Asked again why O’Shei went to the office, LaTona deflected the question and insisted that O’Shei acted in good faith that night, even when the two officers and a bouncer moved the unconscious Sager outside the bar, though Sager had just suffered a serious head injury.

O’Shei said during the felony hearing that the officers were trying to spare Sager further injury should other patrons step on him, and they wanted to give the injured man fresh air.

Eloff during the felony hearing asserted his Fifth Amendment rights and refused to answer questions.

Buffalo lawyer Joel Daniels is defending Basil on charges that so far include tampering with evidence, assault and attempted murder. Even more serious charges could be lodged as county prosecutors ask a grand jury to consider new counts in the wake of Sager’s death July 31.

“Well, it could be helpful.

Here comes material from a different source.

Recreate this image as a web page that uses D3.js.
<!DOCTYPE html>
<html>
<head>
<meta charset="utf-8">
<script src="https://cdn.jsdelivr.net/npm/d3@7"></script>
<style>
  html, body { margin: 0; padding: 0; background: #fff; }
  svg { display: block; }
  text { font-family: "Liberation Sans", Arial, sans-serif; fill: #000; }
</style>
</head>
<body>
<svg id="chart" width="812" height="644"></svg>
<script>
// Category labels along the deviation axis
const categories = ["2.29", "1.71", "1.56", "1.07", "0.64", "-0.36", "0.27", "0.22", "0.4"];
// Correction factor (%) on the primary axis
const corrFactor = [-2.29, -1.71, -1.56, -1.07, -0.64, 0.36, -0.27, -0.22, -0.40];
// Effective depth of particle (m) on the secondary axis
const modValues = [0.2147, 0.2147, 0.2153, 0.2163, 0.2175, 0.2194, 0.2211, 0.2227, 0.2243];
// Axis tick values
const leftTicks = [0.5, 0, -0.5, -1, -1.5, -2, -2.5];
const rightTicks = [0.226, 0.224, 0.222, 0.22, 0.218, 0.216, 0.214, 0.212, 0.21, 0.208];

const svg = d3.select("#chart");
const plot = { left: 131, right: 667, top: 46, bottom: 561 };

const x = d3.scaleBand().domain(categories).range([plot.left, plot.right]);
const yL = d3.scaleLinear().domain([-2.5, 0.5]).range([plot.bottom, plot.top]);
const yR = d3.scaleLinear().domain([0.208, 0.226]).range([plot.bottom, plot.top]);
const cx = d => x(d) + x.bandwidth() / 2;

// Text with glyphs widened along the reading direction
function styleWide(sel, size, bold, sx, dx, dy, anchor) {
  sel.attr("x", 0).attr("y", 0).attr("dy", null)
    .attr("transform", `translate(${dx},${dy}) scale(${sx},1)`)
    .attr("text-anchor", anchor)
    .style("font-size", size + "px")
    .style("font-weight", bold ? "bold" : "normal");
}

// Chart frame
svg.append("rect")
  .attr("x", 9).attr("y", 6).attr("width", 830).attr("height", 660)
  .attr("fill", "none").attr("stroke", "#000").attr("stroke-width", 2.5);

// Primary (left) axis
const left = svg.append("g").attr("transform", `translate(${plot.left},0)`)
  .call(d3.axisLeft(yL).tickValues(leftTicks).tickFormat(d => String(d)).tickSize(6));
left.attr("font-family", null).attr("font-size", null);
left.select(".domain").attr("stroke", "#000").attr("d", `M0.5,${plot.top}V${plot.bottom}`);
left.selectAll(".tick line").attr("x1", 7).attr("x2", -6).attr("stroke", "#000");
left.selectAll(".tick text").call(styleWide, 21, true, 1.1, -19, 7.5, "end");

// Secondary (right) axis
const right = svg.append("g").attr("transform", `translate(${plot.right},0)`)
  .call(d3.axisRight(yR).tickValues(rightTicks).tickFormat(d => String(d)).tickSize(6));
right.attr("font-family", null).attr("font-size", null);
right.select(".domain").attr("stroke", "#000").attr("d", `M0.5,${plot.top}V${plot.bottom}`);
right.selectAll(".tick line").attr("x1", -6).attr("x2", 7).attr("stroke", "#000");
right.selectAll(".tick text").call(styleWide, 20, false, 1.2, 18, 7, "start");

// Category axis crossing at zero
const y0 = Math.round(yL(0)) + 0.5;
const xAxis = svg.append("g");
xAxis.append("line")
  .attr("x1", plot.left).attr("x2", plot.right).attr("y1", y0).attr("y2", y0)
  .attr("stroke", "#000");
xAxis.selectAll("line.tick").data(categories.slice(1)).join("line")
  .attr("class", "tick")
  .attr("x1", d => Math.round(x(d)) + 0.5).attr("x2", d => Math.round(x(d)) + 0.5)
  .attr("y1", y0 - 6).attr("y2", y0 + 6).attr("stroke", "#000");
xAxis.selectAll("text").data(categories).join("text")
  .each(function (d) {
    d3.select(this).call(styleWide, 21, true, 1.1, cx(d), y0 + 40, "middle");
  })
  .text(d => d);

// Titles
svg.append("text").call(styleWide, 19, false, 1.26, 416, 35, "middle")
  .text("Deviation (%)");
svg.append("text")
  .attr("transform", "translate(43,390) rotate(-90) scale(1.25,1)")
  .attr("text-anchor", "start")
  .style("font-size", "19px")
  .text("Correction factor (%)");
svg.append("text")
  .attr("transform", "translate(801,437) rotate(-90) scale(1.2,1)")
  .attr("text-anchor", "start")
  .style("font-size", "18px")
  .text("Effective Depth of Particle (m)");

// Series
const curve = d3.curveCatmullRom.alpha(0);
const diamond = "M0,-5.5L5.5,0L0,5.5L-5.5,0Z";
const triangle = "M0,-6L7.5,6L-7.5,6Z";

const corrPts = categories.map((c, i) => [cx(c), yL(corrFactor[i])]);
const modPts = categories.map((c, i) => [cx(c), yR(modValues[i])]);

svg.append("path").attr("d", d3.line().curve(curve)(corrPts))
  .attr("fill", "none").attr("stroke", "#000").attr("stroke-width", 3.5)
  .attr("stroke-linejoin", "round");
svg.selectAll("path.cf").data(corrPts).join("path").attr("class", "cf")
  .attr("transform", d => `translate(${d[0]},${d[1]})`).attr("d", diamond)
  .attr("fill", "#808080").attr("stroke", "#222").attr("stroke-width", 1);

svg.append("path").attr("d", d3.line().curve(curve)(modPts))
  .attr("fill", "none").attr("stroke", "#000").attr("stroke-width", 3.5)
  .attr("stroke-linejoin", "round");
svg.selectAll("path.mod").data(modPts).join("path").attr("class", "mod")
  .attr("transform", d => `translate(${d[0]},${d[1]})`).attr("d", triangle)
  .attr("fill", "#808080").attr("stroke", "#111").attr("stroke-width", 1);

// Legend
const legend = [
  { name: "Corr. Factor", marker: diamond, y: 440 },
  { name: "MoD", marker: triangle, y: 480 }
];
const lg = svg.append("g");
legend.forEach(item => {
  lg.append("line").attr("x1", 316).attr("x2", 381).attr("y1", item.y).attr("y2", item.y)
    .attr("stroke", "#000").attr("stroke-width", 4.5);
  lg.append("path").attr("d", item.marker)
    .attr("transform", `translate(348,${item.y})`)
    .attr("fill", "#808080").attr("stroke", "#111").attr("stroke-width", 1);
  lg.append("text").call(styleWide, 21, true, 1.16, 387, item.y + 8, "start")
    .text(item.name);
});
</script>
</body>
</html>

We’ll have to wait and see," Daniels said when asked for his reaction to the new information about O’Shei, which he said he had not heard before. He refused to comment further.

Daniels would likely use the information to chip away at O’Shei’s credibility, said Dominic Saraceno, a local criminal defense lawyer who is not connected to the Molly’s Pub case and was asked by The News what a defense attorney might do with the new information.

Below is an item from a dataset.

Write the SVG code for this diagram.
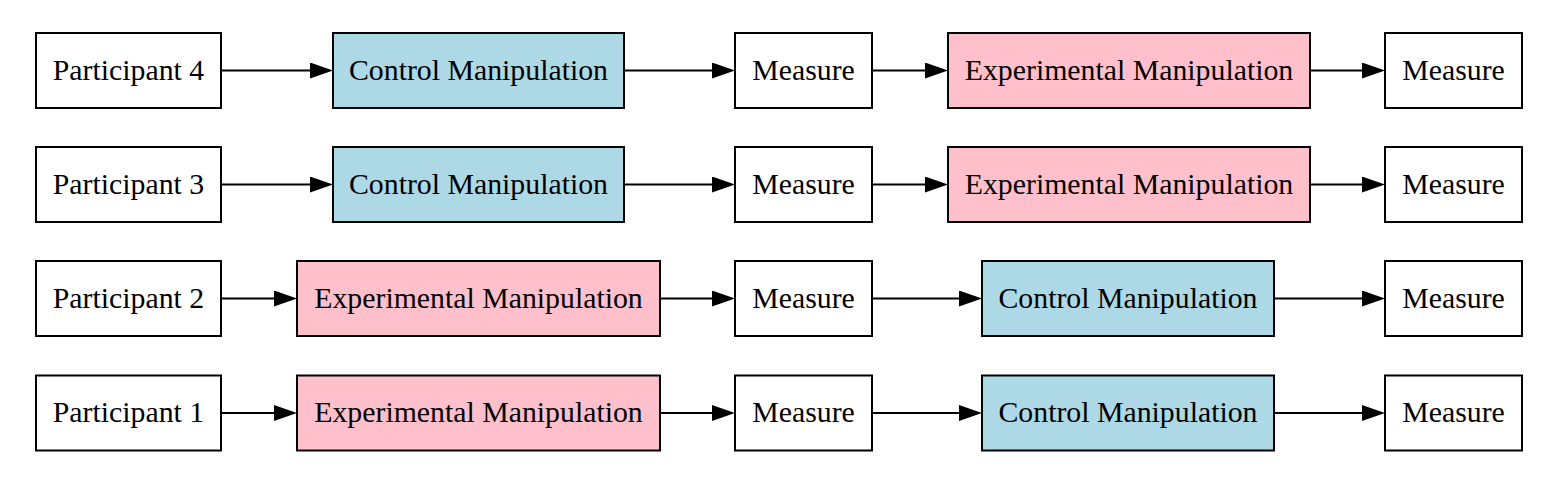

In a trial – should the case go to trial – Daniels might ask O’Shei why he did not reveal at Basil’s felony hearing that he had been in the vicinity of the recording equipment, Saraceno said.

“The defense lawyer is going to compare all of those earlier testimonies to try and find inconsistencies,” Saraceno said. “And when you can find inconsistencies, you can begin to discredit people.”

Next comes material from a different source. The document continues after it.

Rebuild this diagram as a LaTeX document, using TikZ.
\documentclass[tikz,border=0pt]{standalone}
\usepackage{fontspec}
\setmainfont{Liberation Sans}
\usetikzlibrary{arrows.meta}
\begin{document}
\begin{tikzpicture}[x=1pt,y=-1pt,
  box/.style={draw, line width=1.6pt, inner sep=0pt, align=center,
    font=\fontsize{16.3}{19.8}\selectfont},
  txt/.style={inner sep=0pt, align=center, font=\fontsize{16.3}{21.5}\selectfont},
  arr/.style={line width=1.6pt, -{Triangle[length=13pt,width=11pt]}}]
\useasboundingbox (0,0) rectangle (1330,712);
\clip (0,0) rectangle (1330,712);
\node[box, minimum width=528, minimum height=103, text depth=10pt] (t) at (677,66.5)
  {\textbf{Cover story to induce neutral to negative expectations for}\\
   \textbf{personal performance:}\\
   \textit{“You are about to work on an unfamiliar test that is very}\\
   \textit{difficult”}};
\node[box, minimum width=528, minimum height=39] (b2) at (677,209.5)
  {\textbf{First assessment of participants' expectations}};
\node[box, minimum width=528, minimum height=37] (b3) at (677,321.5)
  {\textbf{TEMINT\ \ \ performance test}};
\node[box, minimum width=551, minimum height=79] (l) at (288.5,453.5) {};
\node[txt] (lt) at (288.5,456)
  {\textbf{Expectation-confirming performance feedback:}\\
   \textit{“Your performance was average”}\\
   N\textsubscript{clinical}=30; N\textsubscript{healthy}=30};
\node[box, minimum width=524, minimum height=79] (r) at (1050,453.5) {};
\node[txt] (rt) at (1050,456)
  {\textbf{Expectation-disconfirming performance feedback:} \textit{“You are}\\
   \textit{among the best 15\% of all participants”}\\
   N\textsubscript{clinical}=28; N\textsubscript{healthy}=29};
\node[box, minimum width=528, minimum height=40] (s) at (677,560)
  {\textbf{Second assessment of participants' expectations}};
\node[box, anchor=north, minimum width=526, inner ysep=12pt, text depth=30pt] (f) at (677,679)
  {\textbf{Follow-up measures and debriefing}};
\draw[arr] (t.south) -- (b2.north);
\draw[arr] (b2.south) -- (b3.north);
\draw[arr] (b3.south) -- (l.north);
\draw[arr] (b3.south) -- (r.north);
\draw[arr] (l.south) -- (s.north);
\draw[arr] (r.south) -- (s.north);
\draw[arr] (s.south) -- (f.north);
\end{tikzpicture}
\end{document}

At the felony hearing in May, Daniels tried to find contradictions in O’Shei’s testimony by asking him if he told a police captain that Sager had been drunk and causing trouble. O’Shei denied making those statements.

Sager was a 28-year-old Air National Guardsman who planned to be married this summer and wanted to pursue a career with the State Police. Those hopes ended when he ventured into the bar in University Heights at the tail end of a night out that started with a friend’s stag party.

Some time after a brief exchange between Sager and Basil, Sager was shoved down the stairs. It was unprovoked, according to Sager’s friend, Donald Hall, who was in the bar that night, and O’Shei’s felony-hearing testimony.

While the assault riveted public attention, so have details about the actions of the two Buffalo police officers who were picking up a few extra dollars working for Molly’s Pub. Were the officers covering for Basil by lifting the unconscious and bleeding victim outside the bar, and even handcuffing him for a time? Was Eloff trying to avoid a link to Molly’s when he called for an ambulance to tend to an unconscious man found at “Main and Winspear" rather than the nearby Molly’s Pub, at 3199 Main?

In the aftermath, Buffalo Police Commissioner Daniel Derenda forbade his officers from working directly for bar owners, a ban Derenda had been considering. The State Liquor Authority already prohibited police from working directly for bar owners – to follow the state regulation that officers have no interest in the sale or distribution of alcohol.

But the Buffalo department had allowed its officers to work for bar owners if they focused only on concerns outside the bar, primarily crowd control. O’Shei, 42, and Eloff, 40, were inside the bar when Sager was pushed down the stairs.

Both men joined the Buffalo Police Department in November 2007. The two were among 12 former Buffalo Municipal Housing Authority police who lost their jobs during 2005 budget cuts but were hired by the Buffalo Police Department two years later. Both are suspended pending the outcome of departmental charges.

Eloff’s off-duty employment has received more scrutiny than O’Shei’s since the Molly’s Pub episode unfolded. At least six citizens have publicly complained that Eloff either roughed them up or misused his authority during encounters with them.

The FBI is investigating whether he should be charged with civil rights violations, according to a source familiar with the probe.